Records from a data source
:::::
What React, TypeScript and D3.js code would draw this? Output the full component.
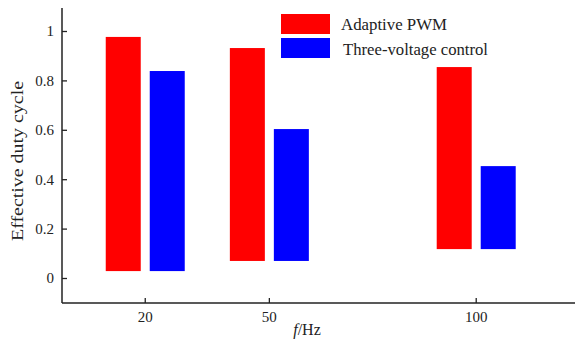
import React, { useEffect, useRef } from "react";
import * as d3 from "d3";

const freqs = [20, 50, 100];
const lowVals = [0.028, 0.069, 0.117];
const pwmTop = [0.976, 0.931, 0.854];
const threeTop = [0.838, 0.603, 0.453];
const yTicks = [0, 0.2, 0.4, 0.6, 0.8, 1];
const seriesNames = ["Adaptive PWM", "Three-voltage control"];
const seriesColors = ["#ff0000", "#0000ff"];

function App() {
  const svgRef = useRef(null);

  useEffect(() => {
    const svg = d3.select(svgRef.current);
    svg.selectAll("*").remove();
    const font = "'Liberation Serif', 'Times New Roman', serif";

    const x = d3.scaleLinear().domain([0, 124]).range([62, 575]);
    const y = d3.scaleLinear().domain([0, 1]).range([278, 31]);
    const axisY = 303;
    const barW = 35;

    // bars
    const series = [pwmTop, threeTop];
    series.forEach((tops, si) => {
      svg
        .append("g")
        .selectAll("rect")
        .data(freqs)
        .enter()
        .append("rect")
        .attr("x", (d) => (si === 0 ? x(d) - 4 - barW : x(d) + 5))
        .attr("y", (d, i) => y(tops[i]))
        .attr("width", barW)
        .attr("height", (d, i) => y(lowVals[i]) - y(tops[i]))
        .style("fill", seriesColors[si]);
    });

    // y axis
    const gy = svg
      .append("g")
      .attr("transform", "translate(62,0)")
      .call(
        d3
          .axisLeft(y)
          .tickValues(yTicks)
          .tickSize(-5)
          .tickPadding(8)
          .tickFormat((d) => String(d))
      );
    gy.select(".domain").remove();
    gy.append("line")
      .attr("x1", 0)
      .attr("x2", 0)
      .attr("y1", 8)
      .attr("y2", axisY)
      .attr("stroke", "#222")
      .attr("stroke-width", 1.5);

    // x axis
    const gx = svg
      .append("g")
      .attr("transform", `translate(0,${axisY})`)
      .call(d3.axisBottom(x).tickValues(freqs).tickSize(-5).tickPadding(8));
    gx.select(".domain").remove();
    gx.append("line")
      .attr("x1", 62)
      .attr("x2", 575)
      .attr("stroke", "#222")
      .attr("stroke-width", 1.5);

    svg
      .selectAll(".tick line")
      .attr("stroke", "#222")
      .attr("stroke-width", 1.3);
    svg
      .selectAll(".tick text")
      .style("font-family", font)
      .style("font-size", "15px")
      .attr("fill", "#222");

    // axis labels
    const xl = svg
      .append("text")
      .attr("x", 307)
      .attr("y", 335)
      .attr("text-anchor", "middle")
      .style("font-family", font)
      .style("font-size", "16px")
      .attr("fill", "#222");
    xl.append("tspan").style("font-style", "italic").text("f");
    xl.append("tspan").text("/Hz");

    svg
      .append("text")
      .attr("transform", "translate(23,161) rotate(-90)")
      .attr("text-anchor", "middle")
      .attr("textLength", 160)
      .attr("lengthAdjust", "spacingAndGlyphs")
      .style("font-family", font)
      .style("font-size", "16px")
      .attr("fill", "#222")
      .text("Effective duty cycle");

    // legend
    const lg = svg.append("g");
    const legendLen = [106, 145];
    seriesNames.forEach((name, i) => {
      lg.append("rect")
        .attr("x", 281)
        .attr("y", 14 + i * 24)
        .attr("width", 49)
        .attr("height", 20)
        .style("fill", seriesColors[i]);
      lg.append("text")
        .attr("x", 341 + i * 2)
        .attr("y", 30 + i * 25)
        .attr("textLength", legendLen[i])
        .attr("lengthAdjust", "spacingAndGlyphs")
        .style("font-family", font)
        .style("font-size", "17px")
        .attr("fill", "#222")
        .text(name);
    });
  }, []);

  return (
    <svg
      ref={svgRef}
      width={575}
      height={342}
      style={{ position: "absolute", left: 0, top: 0, background: "#fff" }}
    ></svg>
  );
}

export default App;
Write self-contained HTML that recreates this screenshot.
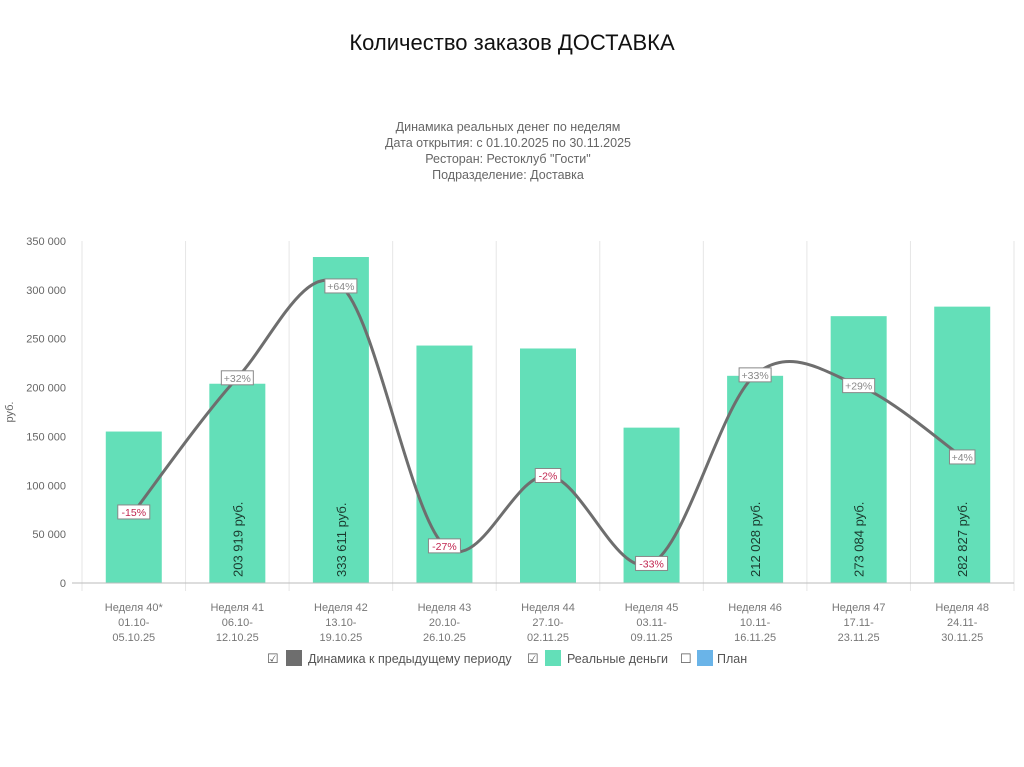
<!DOCTYPE html>
<html><head><meta charset="utf-8">
<style>
body{margin:0;background:#fff;width:1024px;height:767px;overflow:hidden;font-family:"Liberation Sans",sans-serif;}
svg{display:block}
</style></head>
<body>
<svg id="chart" width="1024" height="767">
<text x="512" y="50" text-anchor="middle" font-size="22" fill="#111">Количество заказов ДОСТАВКА</text>
<g font-size="12.5" fill="#666" text-anchor="middle">
<text x="508" y="131">Динамика реальных денег по неделям</text>
<text x="508" y="147">Дата открытия: с 01.10.2025 по 30.11.2025</text>
<text x="508" y="163">Ресторан: Рестоклуб "Гости"</text>
<text x="508" y="179">Подразделение: Доставка</text>
</g>
<text transform="translate(13,412) rotate(-90)" text-anchor="middle" font-size="11" fill="#666">руб.</text>
<g id="grid"></g><g id="bars"></g><g id="line"></g><g id="labels"></g><g id="axes"></g>
<g font-size="12.5" fill="#555">
<g><text x="267" y="663" font-size="13">☑</text><rect x="286" y="650" width="16" height="16" fill="#6e6e6e"/><text x="308" y="663">Динамика к предыдущему периоду</text></g>
<g><text x="527" y="663" font-size="13">☑</text><rect x="545" y="650" width="16" height="16" fill="#63dfb8"/><text x="567" y="663">Реальные деньги</text></g>
<g><text x="680" y="663" font-size="13">☐</text><rect x="697" y="650" width="16" height="16" fill="#6ab4e8"/><text x="717" y="663">План</text></g>
</g>
</svg>
<script>
const categories=["Неделя 40*","Неделя 41","Неделя 42","Неделя 43","Неделя 44","Неделя 45","Неделя 46","Неделя 47","Неделя 48"];
const dateStarts=["01.10-","06.10-","13.10-","20.10-","27.10-","03.11-","10.11-","17.11-","24.11-"];
const dateEnds=["05.10.25","12.10.25","19.10.25","26.10.25","02.11.25","09.11.25","16.11.25","23.11.25","30.11.25"];
const realMoney=[155000,203919,333611,243000,240000,159000,212028,273084,282827];
const showValue=[false,true,true,false,false,false,true,true,true];
const dynamicsPos=[72700,210000,304000,38000,110000,20000,213000,202000,129000];
const dynamicsLabels=["-15%","+32%","+64%","-27%","-2%","-33%","+33%","+29%","+4%"];
const yTicks=[0,50000,100000,150000,200000,250000,300000,350000];
const NS="http://www.w3.org/2000/svg";
const x0=82,x1=1014,y0=583,y1=241,yMax=350000;
const bw=(x1-x0)/categories.length;
const xC=i=>x0+bw*(i+0.5);
const yS=v=>y0-(v/yMax)*(y0-y1);
function mk(tag,attrs,parent,txt){const e=document.createElementNS(NS,tag);for(const k in attrs)e.setAttribute(k,attrs[k]);if(txt!==undefined)e.textContent=txt;document.getElementById(parent).appendChild(e);return e;}
const fmt=v=>String(v).replace(/\B(?=(\d{3})+(?!\d))/g,' ');
yTicks.forEach(t=>{
  const e=mk('text',{x:66,y:yS(t)+4,'text-anchor':'end','font-size':'11',fill:'#666'},'axes',fmt(t));
  
  
});
for(let i=0;i<=categories.length;i++){
  const g=mk('line',{x1:x0+bw*i,x2:x0+bw*i,y1:y1,y2:y0+8,stroke:'#e6e6e6','stroke-width':1},'grid');
  
  
}
const ax=mk('line',{x1:72,x2:x1,y1:y0,y2:y0,stroke:'#bbb'},'axes');


categories.forEach((c,i)=>{
  const b=mk('rect',{x:xC(i)-28,y:yS(realMoney[i]),width:56,height:y0-yS(realMoney[i]),fill:'#63dfb8'},'bars');
  
  
  [c,dateStarts[i],dateEnds[i]].forEach((s,k)=>{
    const t=mk('text',{x:xC(i),y:611+k*15,'text-anchor':'middle','font-size':'11',fill:'#777'},'axes',s);
    
    
  });
  if(showValue[i]){
    const t=mk('text',{transform:`translate(${xC(i)+5},577) rotate(-90)`,'font-size':'13',fill:'#1a3a2e'},'labels',fmt(realMoney[i])+' руб.');
    
    
  }
});
// Catmull-Rom curve
const pts=dynamicsPos.map((v,i)=>[xC(i),yS(v)]);
let d=`M${pts[0][0]},${pts[0][1]}`;
for(let i=0;i<pts.length-1;i++){
  const p0=pts[Math.max(0,i-1)],p1=pts[i],p2=pts[i+1],p3=pts[Math.min(pts.length-1,i+2)];
  const c1=[p1[0]+(p2[0]-p0[0])/6,p1[1]+(p2[1]-p0[1])/6];
  const c2=[p2[0]-(p3[0]-p1[0])/6,p2[1]-(p3[1]-p1[1])/6];
  d+=` C${c1[0]},${c1[1]} ${c2[0]},${c2[1]} ${p2[0]},${p2[1]}`;
}
const ln=mk('path',{d:d,fill:'none',stroke:'#6e6e6e','stroke-width':3},'line');


pts.forEach((p,i)=>{
  const s=dynamicsLabels[i];const w=s.length*6.5+6;
  const r=mk('rect',{x:p[0]-w/2,y:p[1]-7,width:w,height:14,fill:'#fff',stroke:'#888','stroke-width':1},'labels');
  
  
  const t=mk('text',{x:p[0],y:p[1]+4,'text-anchor':'middle','font-size':'10.5',fill:s[0]=='-'?'#c0254f':'#888'},'labels',s);
  
  
});
</script>
</body></html>
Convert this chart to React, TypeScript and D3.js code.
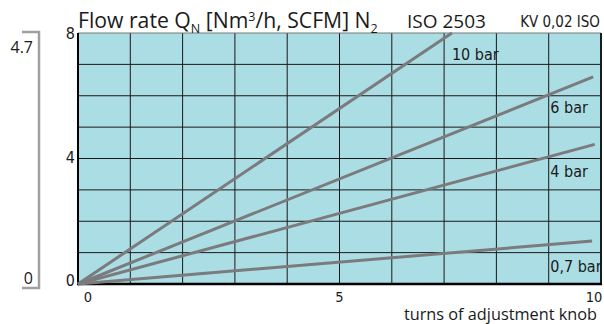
import React from "react";
import * as d3 from "d3";

const xTicks = [0, 5, 10];
const yTicks = [0, 4, 8];
const xGrid = [1, 2, 3, 4, 5, 6, 7, 8, 9];
const yGrid = [1, 2, 3, 4, 5, 6, 7];
const seriesNames = ["10 bar", "6 bar", "4 bar", "0,7 bar"];
const seriesTurns = [
  [0, 7.15],
  [0, 9.85],
  [0, 9.88],
  [0, 9.83],
];
const seriesFlow = [
  [0, 8],
  [0, 6.6],
  [0, 4.45],
  [0, 1.37],
];
const labelTurns = [7.15, 9.03, 9.03, 9.03];
const labelFlow = [7.14, 5.46, 3.42, 0.39];
const scfmTicks = ["0", "4.7"];

const W = 604;
const H = 324;
const condensed = "'Liberation Sans Narrow', 'DejaVu Sans Condensed', Roboto, sans-serif";
const sans = "'Open Sans', 'Noto Sans', sans-serif";

export default function App() {
  const x = d3.scaleLinear().domain([0, 10]).range([78, 601]);
  const y = d3.scaleLinear().domain([0, 8]).range([284, 33]);
  const line = d3
    .line<[number, number]>()
    .x((d) => x(d[0]))
    .y((d) => y(d[1]));

  return (
    <svg
      width={W}
      height={H}
      style={{ position: "absolute", left: 0, top: 0 }}
      xmlns="http://www.w3.org/2000/svg"
    >
      <rect x={0} y={0} width={W} height={H} fill="#ffffff" />
      {/* plot background */}
      <rect x={x(0)} y={y(8)} width={x(10) - x(0)} height={y(0) - y(8)} fill="#abdde4" />
      {/* grid */}
      {xGrid.map((t) => (
        <line key={"vx" + t} x1={x(t)} x2={x(t)} y1={y(8)} y2={y(0)} stroke="#1a1a1a" strokeWidth={1} />
      ))}
      {yGrid.map((t) => (
        <line key={"hy" + t} x1={x(0)} x2={x(10)} y1={y(t)} y2={y(t)} stroke="#1a1a1a" strokeWidth={1} />
      ))}
      {/* frame */}
      <line x1={x(0)} x2={x(10)} y1={y(8)} y2={y(8)} stroke="#777" strokeWidth={1} />
      <line x1={x(10)} x2={x(10)} y1={y(8)} y2={y(0)} stroke="#1a1a1a" strokeWidth={2} />
      <line x1={x(0)} x2={x(0)} y1={y(8)} y2={y(0) + 1} stroke="#000" strokeWidth={2} />
      <line x1={x(0) - 1} x2={x(10) + 1} y1={y(0)} y2={y(0)} stroke="#000" strokeWidth={2.5} />

      {/* series */}
      {seriesNames.map((n, i) => {
        const pts: [number, number][] = seriesTurns[i].map((t, j) => [t, seriesFlow[i][j]]);
        return (
          <path key={n} d={line(pts) || ""} fill="none" stroke="#7b7b7d" strokeWidth={3} />
        );
      })}
      {seriesNames.map((n, i) => (
        <text
          key={"l" + n}
          x={x(labelTurns[i])}
          y={y(labelFlow[i])}
          fontFamily={condensed}
          fontSize={16}
          fill="#1a1a1a"
        >
          {n}
        </text>
      ))}

      {/* y tick labels */}
      {yTicks.map((t) => (
        <text
          key={"yt" + t}
          x={x(0) - 3}
          y={y(t) + (t === 8 ? 6 : t === 4 ? 4 : 2)}
          textAnchor="end"
          fontFamily={condensed}
          fontSize={16}
          fill="#1a1a1a"
        >
          {t}
        </text>
      ))}
      {/* x tick labels */}
      {xTicks.map((t, i) => (
        <text
          key={"xt" + t}
          x={i === 0 ? x(t) + 10 : i === 2 ? x(t) - 7 : x(t)}
          y={302}
          textAnchor="middle"
          fontFamily={condensed}
          fontSize={14.5}
          fill="#1a1a1a"
        >
          {t}
        </text>
      ))}
      <text x={597} y={320} textAnchor="end" fontFamily={sans} fontSize={16.3} fill="#1a1a1a">
        turns of adjustment knob
      </text>

      {/* SCFM bracket */}
      <path
        d={`M22,${y(8) - 1} H39 V${y(0) + 4} H22`}
        fill="none"
        stroke="#a0a0a0"
        strokeWidth={2.5}
      />
      <text x={33} y={53} textAnchor="end" fontFamily={sans} fontSize={16} fill="#1a1a1a">
        {scfmTicks[1]}
      </text>
      <text x={33} y={284} textAnchor="end" fontFamily={sans} fontSize={16} fill="#1a1a1a">
        {scfmTicks[0]}
      </text>

      {/* title */}
      <text x={78} y={28} fontFamily={sans} fontSize={21.2} fill="#1a1a1a">
        Flow rate Q
        <tspan fontSize={12.5} dy={5}>N</tspan>
        <tspan dy={-5}> [Nm</tspan>
        <tspan fontSize={12.5} dy={-7}>3</tspan>
        <tspan dy={7}>/h, SCFM] N</tspan>
        <tspan fontSize={12.5} dy={5}>2</tspan>
      </text>
      <text x={407} y={28} fontFamily={sans} fontSize={19} fill="#1a1a1a">
        ISO 2503
      </text>
      <text x={600} y={27} textAnchor="end" fontFamily={condensed} fontSize={15} fill="#1a1a1a">
        KV 0,02 ISO
      </text>
    </svg>
  );
}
:::::
■ **Challenge**
Starting with the first line of the data above and ending with the line containing "Serif', 'Times New", please restate every line exactly, leaving images out.

■ **Solution**
What React, TypeScript and D3.js code would draw this? Output the full component.
import React, { useEffect, useRef } from "react";
import * as d3 from "d3";

const freqs = [20, 50, 100];
const lowVals = [0.028, 0.069, 0.117];
const pwmTop = [0.976, 0.931, 0.854];
const threeTop = [0.838, 0.603, 0.453];
const yTicks = [0, 0.2, 0.4, 0.6, 0.8, 1];
const seriesNames = ["Adaptive PWM", "Three-voltage control"];
const seriesColors = ["#ff0000", "#0000ff"];

function App() {
  const svgRef = useRef(null);

  useEffect(() => {
    const svg = d3.select(svgRef.current);
    svg.selectAll("*").remove();
    const font = "'Liberation Serif', 'Times New Roman', serif";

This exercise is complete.